> _EXERCISE_: Search the listing below for the string "with" and show each line that contains it.

Begin

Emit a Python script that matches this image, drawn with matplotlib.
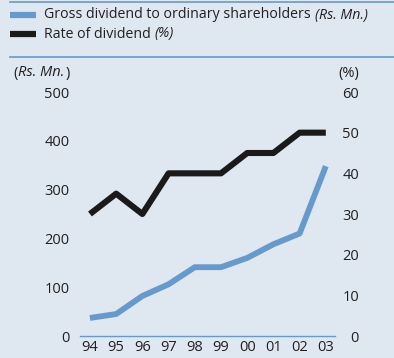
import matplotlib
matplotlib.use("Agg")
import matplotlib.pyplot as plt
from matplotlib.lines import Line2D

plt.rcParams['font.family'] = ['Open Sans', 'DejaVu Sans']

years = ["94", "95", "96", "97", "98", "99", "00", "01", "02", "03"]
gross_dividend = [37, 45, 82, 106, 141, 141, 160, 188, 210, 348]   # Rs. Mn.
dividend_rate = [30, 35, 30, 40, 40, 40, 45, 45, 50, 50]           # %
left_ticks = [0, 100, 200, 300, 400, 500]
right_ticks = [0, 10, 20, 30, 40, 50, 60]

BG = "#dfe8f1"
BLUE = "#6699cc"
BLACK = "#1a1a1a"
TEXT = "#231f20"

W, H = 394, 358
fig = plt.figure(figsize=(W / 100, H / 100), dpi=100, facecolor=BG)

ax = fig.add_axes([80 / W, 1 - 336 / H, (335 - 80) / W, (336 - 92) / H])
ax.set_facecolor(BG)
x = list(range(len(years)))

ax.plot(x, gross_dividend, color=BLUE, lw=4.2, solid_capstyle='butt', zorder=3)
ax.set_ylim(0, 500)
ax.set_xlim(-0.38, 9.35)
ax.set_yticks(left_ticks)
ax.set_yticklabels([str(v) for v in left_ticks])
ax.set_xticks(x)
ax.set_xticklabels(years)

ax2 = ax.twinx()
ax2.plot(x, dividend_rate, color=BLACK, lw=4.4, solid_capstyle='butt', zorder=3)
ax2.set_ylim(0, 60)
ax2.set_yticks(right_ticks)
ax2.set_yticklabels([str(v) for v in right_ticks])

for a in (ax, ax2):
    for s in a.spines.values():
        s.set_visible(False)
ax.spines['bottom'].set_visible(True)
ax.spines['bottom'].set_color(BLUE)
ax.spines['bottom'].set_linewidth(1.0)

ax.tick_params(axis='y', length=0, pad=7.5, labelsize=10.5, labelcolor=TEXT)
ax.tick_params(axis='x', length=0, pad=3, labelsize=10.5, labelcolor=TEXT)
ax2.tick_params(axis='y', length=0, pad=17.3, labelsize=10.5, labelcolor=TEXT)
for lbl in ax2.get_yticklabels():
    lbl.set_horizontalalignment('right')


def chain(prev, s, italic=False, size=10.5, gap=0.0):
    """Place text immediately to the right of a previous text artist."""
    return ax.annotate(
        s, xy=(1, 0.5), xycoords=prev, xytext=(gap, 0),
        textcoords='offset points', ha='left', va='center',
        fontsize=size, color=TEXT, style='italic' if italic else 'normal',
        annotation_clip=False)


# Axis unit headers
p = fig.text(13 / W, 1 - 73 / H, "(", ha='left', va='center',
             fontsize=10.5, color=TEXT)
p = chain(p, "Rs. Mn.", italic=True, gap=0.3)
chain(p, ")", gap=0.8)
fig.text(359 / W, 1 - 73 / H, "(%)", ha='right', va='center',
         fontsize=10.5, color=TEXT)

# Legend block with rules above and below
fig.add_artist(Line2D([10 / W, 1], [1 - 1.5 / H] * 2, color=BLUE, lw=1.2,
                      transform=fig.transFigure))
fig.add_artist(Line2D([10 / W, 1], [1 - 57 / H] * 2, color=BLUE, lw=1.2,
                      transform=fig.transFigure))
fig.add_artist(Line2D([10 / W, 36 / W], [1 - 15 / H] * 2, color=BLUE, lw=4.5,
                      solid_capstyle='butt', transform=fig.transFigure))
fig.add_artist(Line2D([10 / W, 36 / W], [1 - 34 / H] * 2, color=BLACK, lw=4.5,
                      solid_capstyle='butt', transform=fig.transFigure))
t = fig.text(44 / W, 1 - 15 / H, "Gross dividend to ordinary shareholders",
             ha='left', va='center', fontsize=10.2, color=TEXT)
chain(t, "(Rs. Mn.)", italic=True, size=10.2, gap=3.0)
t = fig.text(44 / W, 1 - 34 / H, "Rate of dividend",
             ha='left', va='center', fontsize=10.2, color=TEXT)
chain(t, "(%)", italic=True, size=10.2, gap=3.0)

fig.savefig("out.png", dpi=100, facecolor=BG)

End

> _FULL OUTPUT_:
Emit a Python script that matches this image, drawn with matplotlib.
# Legend block with rules above and below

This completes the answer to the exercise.